Tides are regular but slow; a yearly occurrence (when not a neap or spring supertide). When there is no or very little water movement (during a low tide phase), the fresh water forms strongly stratified layers, including an anoxic dead zone near the bottom. the increased water flow of a rising or falling tide increases mixing in the water, and provides enough nutrient flow for the sessile adult phase of the siphos to happily live their lives anchored to the substrate, feeding by suspension. each 'leaf’ has a feeding structure which i have not designed yet, but also uses gas exchange to create air bladders in a process not unlike photosynthesis. the bladders raise and lower the leaves in the water column to take advantage of zooplankton density (diel vertical migration).

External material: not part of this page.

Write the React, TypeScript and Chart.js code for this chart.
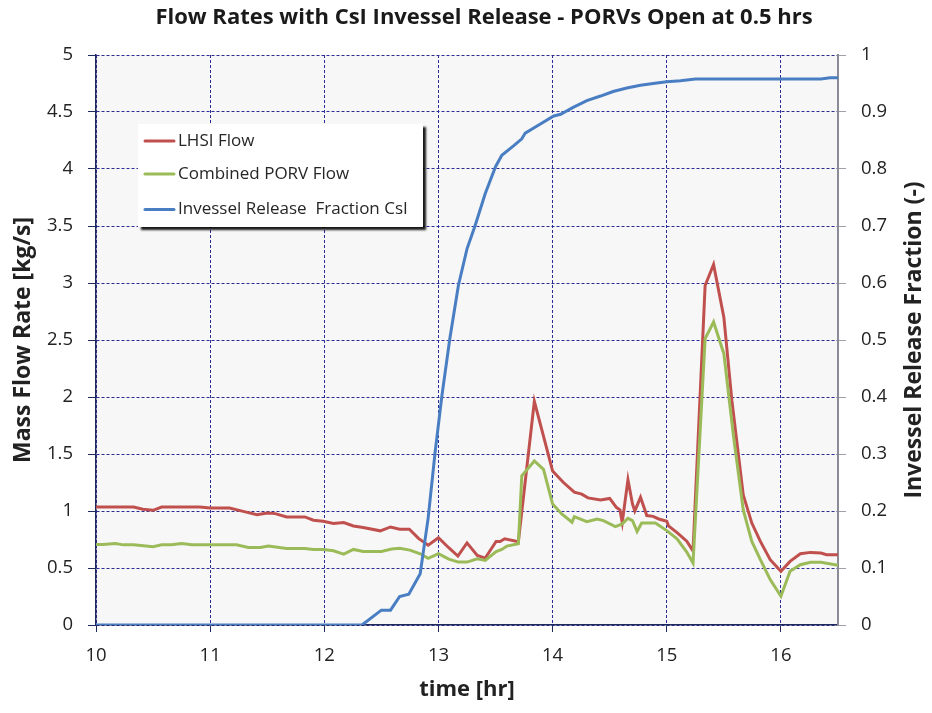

Each leaf produces two motile clone larva which break out and swim away. It’s not uncommon for these larva to be released in a swarm when the adult sessile sipho is under attack or being eaten. The two holes in the leaves will slowly refill with the next clones. The larvae swim until they meet larvae of another sessile adult, whereupon they spawn, releasing planktonic gonads for sexual reproduction. the eggs form thick mats on the sea floor (some with an additional 'worm’ stage of joined together eggs which trundles along until it finds suitable substrate) and eventually sprout into more sessile adults.

Whether or not the larva undergo sexual or asexual reproduction depends on oxygen saturation in the water. If the water has a low saturation, it is likely due to a period of stratification in the water column (still water at high or low tide). Because there may not be enough prey for a sessile adult to get by on, it triggers the beginning of the active generation. the larva instead divides asexually and enters a kind of locust phase of rapid development into swarms of nymphs which form most of the “fish” in Siren’s seas.

The nymphs progress through several stages of development, as the water continues to settle and stratify, until ultimately they are able to leave the water. similar to dragonflies, the nymph 2 stage are the largest flying predators native to the planet, and feed mostly on smaller siphos of other species and the insect-like creatures that swarm around the coastlines. the nymphs are sexually active and can lay fast-developing eggs which will hatch into more nymphs. nymph swarms number in the trillions and are very short-lived, taking advantage of only a few weeks of ideal conditions.

during a neap or spring tide year, when the water is liable to undergo extreme, catastrophic changes, the nymph 2 stage will then become fully active adults; too heavy to fly, the adults of the active generation propel themselves via specialised hydrofoil arms. they prey mainly on nymphs of other species (though cannibalism is common) and, since the settlement of Siren, sea-dwelling or even flighted humans. with the ability to travel very far and very fast, these adults are the means by which entire species can uproot and fuck off to a more livable area if the neap tide decides to turn their aquatic home into a new continent.

They do eventually spawn and, depending on oxygen saturation, release eggs that will become nymphs or sessile adults.